An apex domain is the root of a name with nothing in front of it, like acme.com, while a subdomain adds a label in front, like app.acme.com. The difference matters because the DNS record you use to point a name at a platform depends on whether the name is an apex or a subdomain, and the apex has a technical restriction that the subdomain does not.

What is an apex domain?

The apex is the bare registered name, sometimes called the root or the naked domain. For acme.com the apex is acme.com itself. Anything with a label in front of it, such as app.acme.com, www.acme.com, or api.acme.com, is a subdomain of that apex. When your end customer brings their own domain onto your product, they usually want either a subdomain like app.acme.com or the bare apex acme.com, and each of those is set up differently.

Why can a subdomain use a CNAME but the apex cannot?

A CNAME record says this whole name is an alias for another name. It is the normal way to point a subdomain at a platform, because a CNAME lets the platform manage the underlying addresses on your customer's behalf. The problem is that the DNS standard does not allow a CNAME at the apex of a zone. The apex already carries other required records, such as the ones that route email and the ones that define the zone itself, and a CNAME cannot coexist with those records. So app.acme.com points cleanly with a CNAME, but the same record is rejected at acme.com.

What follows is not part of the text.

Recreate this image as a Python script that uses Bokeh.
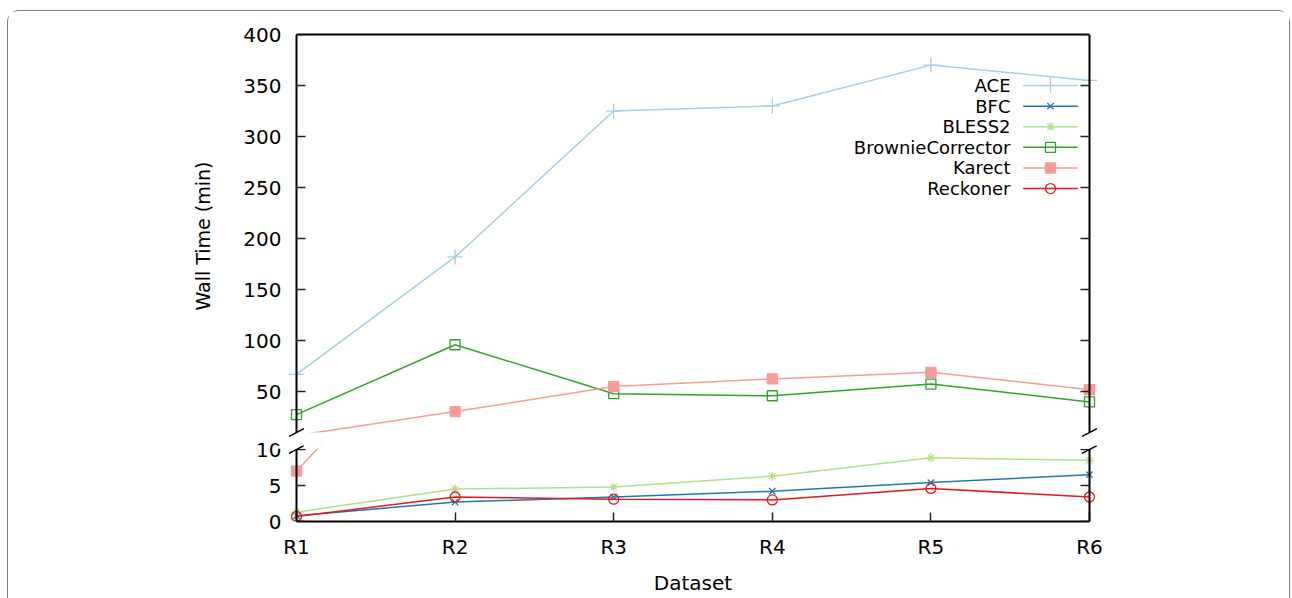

How do providers work around the apex?

Because the apex problem is so common, DNS hosts invented their own answers, and they do not agree. Some offer an ALIAS record. Some call the same idea an ANAME record. Some do CNAME flattening, where you enter what looks like a CNAME at the apex and the provider quietly resolves it to addresses behind the scenes. A few still expect you to enter raw A and AAAA address records by hand, which breaks the moment the platform changes those addresses. The name of the feature, whether it exists at all, and how it behaves all vary by your customer's DNS host, which is why apex setup is the part that most often goes wrong.

Apex vs www

Many teams sidestep the apex by using www.acme.com as the real home and pointing the bare acme.com at it with a redirect. That works, but it is a workaround, and it means the apex still needs a record of some kind to perform the redirect. Your customers expect the bare name to work, so covering the apex directly is the cleaner outcome.

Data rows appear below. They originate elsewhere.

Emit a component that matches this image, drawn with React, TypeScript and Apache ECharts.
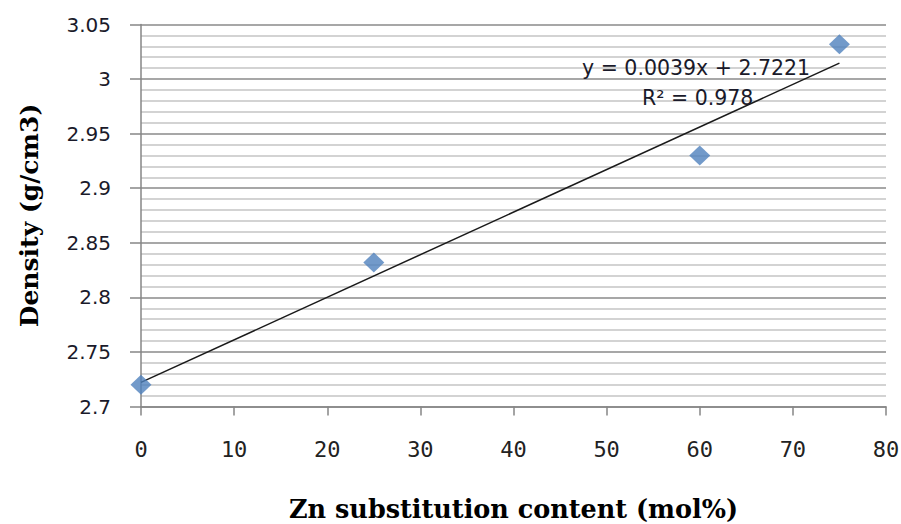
import React, { useEffect, useRef } from "react";
import * as echarts from "echarts";

const xValues = [0, 25, 60, 75];
const densities = [2.72, 2.832, 2.93, 3.032];
const slope = 0.0039;
const intercept = 2.7221;
const trendX = [0, 75];
const equationText = "y = 0.0039x + 2.7221";
const r2Text = "R² = 0.978";
const xTitle = "Zn substitution content (mol%)";
const yTitle = "Density (g/cm3)";

export default function App() {
  const ref = useRef<HTMLDivElement>(null);
  useEffect(() => {
    if (!ref.current) return;
    const chart = echarts.init(ref.current, null, { renderer: "svg" });
    const pts = xValues.map((x, i) => [x, densities[i]]);
    const trend = trendX.map((x) => [x, slope * x + intercept]);
    chart.setOption({
      animation: false,
      backgroundColor: "#ffffff",
      grid: { left: 141, right: 15, top: 24.5, bottom: 117.5, containLabel: false, outerBoundsMode: "none" },
      xAxis: {
        type: "value",
        min: 0,
        max: 80,
        interval: 10,
        name: xTitle,
        nameLocation: "middle",
        nameGap: 89,
        nameTextStyle: { fontFamily: "DejaVu Serif", fontWeight: "bold", fontSize: 25.5, color: "#000" },
        axisLine: { show: true, lineStyle: { color: "#868686", width: 1.5 } },
        axisTick: { show: true, length: 9, lineStyle: { color: "#868686", width: 1.5 } },
        axisLabel: { fontFamily: "DejaVu Sans Mono", fontSize: 22, color: "#222", margin: 32 },
        splitLine: { show: false },
      },
      yAxis: {
        type: "value",
        min: 2.7,
        max: 3.05,
        interval: 0.05,
        name: yTitle,
        nameLocation: "middle",
        nameGap: 99,
        nameRotate: 90,
        nameTextStyle: { fontFamily: "DejaVu Serif", fontWeight: "bold", fontSize: 25, color: "#000" },
        axisLine: { show: true, lineStyle: { color: "#868686", width: 1.5 } },
        axisTick: { show: true, length: 11, lineStyle: { color: "#868686", width: 1.5 } },
        axisLabel: {
          fontFamily: "DejaVu Sans",
          fontSize: 20,
          color: "#1a1a2a",
          margin: 30,
          formatter: (v: number) => String(parseFloat(v.toFixed(2))),
        },
        splitLine: { show: true, lineStyle: { color: "#8a8a8a", width: 1.5 } },
        minorTick: { show: false, splitNumber: 5 },
        minorSplitLine: { show: true, lineStyle: { color: "#c4c4c4", width: 1.5 } },
      },
      series: [
        {
          type: "line",
          data: trend,
          symbol: "none",
          lineStyle: { color: "#1a1a1a", width: 1.5 },
          z: 2,
        },
        {
          type: "scatter",
          data: pts,
          symbol: "diamond",
          symbolSize: [21, 20],
          itemStyle: { color: "#4F81BD" },
          z: 3,
        },
      ],
      graphic: [
        {
          type: "text",
          left: 582,
          top: 57,
          z: 10,
          style: { text: equationText, fontFamily: "DejaVu Sans", fontSize: 20.5, fill: "#1a1a2a" },
        },
        {
          type: "text",
          left: 642,
          top: 87,
          z: 10,
          style: { text: r2Text, fontFamily: "DejaVu Sans", fontSize: 20.5, fill: "#1a1a2a" },
        },
      ],
    });
    return () => chart.dispose();
  }, []);
  return <div ref={ref} style={{ width: 901, height: 524, position: "absolute", left: 0, top: 0 }} />;
}
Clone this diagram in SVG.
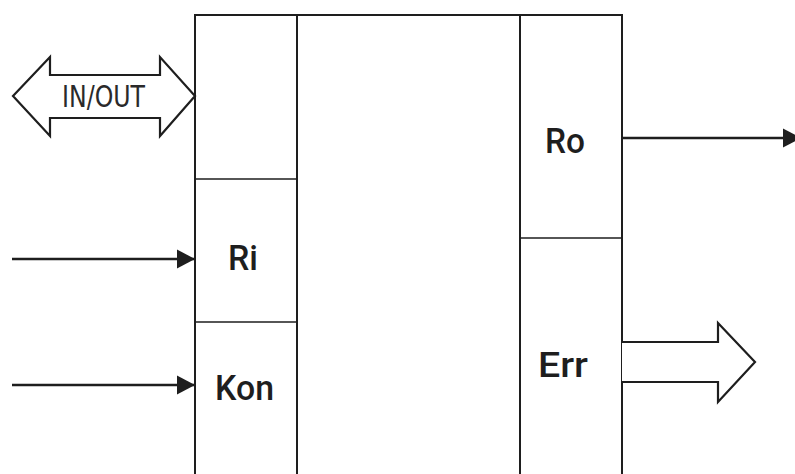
<svg xmlns="http://www.w3.org/2000/svg" width="795" height="474" viewBox="0 0 795 474">
  <style>
    .ln { fill: none; stroke: #1e1e1e; stroke-width: 2; }
    .wire { fill: none; stroke: #1e1e1e; stroke-width: 2.4; }
    .thin { fill: none; stroke: #1e1e1e; stroke-width: 1.5; }
    .hollow { fill: #ffffff; stroke: #1e1e1e; stroke-width: 2.2; stroke-linejoin: miter; }
    .lbl { font-family: Roboto, "DejaVu Sans", sans-serif; font-weight: 500; font-size: 35px; fill: #1e1e1e; }
    .io { font-family: "DejaVu Sans", sans-serif; font-stretch: condensed; font-size: 30px; fill: #2a2a2a; }
  </style>
  <defs>
    <marker id="head" markerWidth="19" markerHeight="20" refX="18" refY="10" orient="auto" markerUnits="userSpaceOnUse" viewBox="0 0 19 20">
      <path d="M0,0.5 L18,10 L0,19.5 Z" fill="#1e1e1e"/>
    </marker>
  </defs>
  <rect width="795" height="474" fill="#ffffff"/>

  <!-- main block with its columns -->
  <g id="block">
    <path class="ln" d="M195,476 V15 H622 V476"/>
    <line class="ln" x1="297" y1="15" x2="297" y2="476"/>
    <line class="ln" x1="520" y1="15" x2="520" y2="476"/>
  </g>

  <g id="ri">
    <line class="thin" x1="195" y1="179" x2="297" y2="179"/>
    <text class="lbl" x="228" y="270" textLength="30" lengthAdjust="spacingAndGlyphs">Ri</text>
  </g>
  <g id="kon">
    <line class="thin" x1="195" y1="322" x2="297" y2="322"/>
    <text class="lbl" x="215" y="400" textLength="59" lengthAdjust="spacingAndGlyphs">Kon</text>
  </g>
  <g id="ro">
    <text class="lbl" x="545" y="153" textLength="40" lengthAdjust="spacingAndGlyphs">Ro</text>
  </g>
  <g id="err">
    <line class="thin" x1="520" y1="238" x2="622" y2="238"/>
    <text class="lbl" x="538" y="377" textLength="50" lengthAdjust="spacingAndGlyphs">Err</text>
  </g>

  <!-- connectors -->
  <g id="connectors">
    <line class="wire" x1="12" y1="259" x2="195" y2="259" marker-end="url(#head)"/>
    <line class="wire" x1="12" y1="385" x2="195" y2="385" marker-end="url(#head)"/>
    <line class="wire" x1="622" y1="138" x2="801" y2="138" marker-end="url(#head)"/>
    <!-- bidirectional hollow bus arrow -->
    <g id="in-out">
      <path class="hollow" d="M13,96 L50,57 V75 H160 V57 L195,96 L160,136 V118 H50 V136 Z"/>
      <text class="io" x="62" y="107" textLength="83" lengthAdjust="spacingAndGlyphs">IN/OUT</text>
    </g>
    <!-- hollow error output arrow -->
    <path class="hollow" d="M622,342 H718 V323 L755,362 L718,402 V382 H622"/>
  </g>
</svg>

How Custom Domain covers apex, www, and wildcards

Custom Domain detects your customer's DNS host, then writes the correct kind of record for that host automatically. At the apex it uses the flattening or ALIAS style record the provider supports, at www it uses a standard alias, and for wildcards it covers every subdomain under the name in one step. It verifies ownership and issues HTTPS at the edge, so your customer never has to know whether their host calls the feature ALIAS, ANAME, or flattening. The apex, www, and wildcard cases are handled the same way from your side.

Frequently asked questions

Can I use a CNAME at the root domain? No. The DNS standard does not allow a CNAME at the apex because it would conflict with the other required records the apex carries. Providers offer ALIAS, ANAME, or CNAME flattening as substitutes, and Custom Domain picks the right one for your customer's host automatically.

What is the difference between an A record and a CNAME at the apex? An A record points the apex directly at a fixed address, which breaks if the platform ever changes that address. A CNAME style alias follows the platform, but a plain CNAME is not permitted at the apex, so providers use ALIAS, ANAME, or flattening to get the same following behavior.

Do ALIAS, ANAME, and CNAME flattening do the same thing? Broadly yes. They all let the apex behave like an alias that follows the platform. They are named differently by different DNS hosts and can behave slightly differently, which is why apex setup is error prone when done by hand.

Does Custom Domain handle wildcard subdomains? Yes. Custom Domain can cover the apex, www, and a wildcard for every subdomain under the name, verifying ownership and issuing HTTPS at the edge for each.

Do my end customers need to know which record type to use? No. Custom Domain detects their DNS host and writes the correct record for the apex or subdomain automatically, so they never touch a DNS panel or choose between ALIAS, ANAME, and flattening.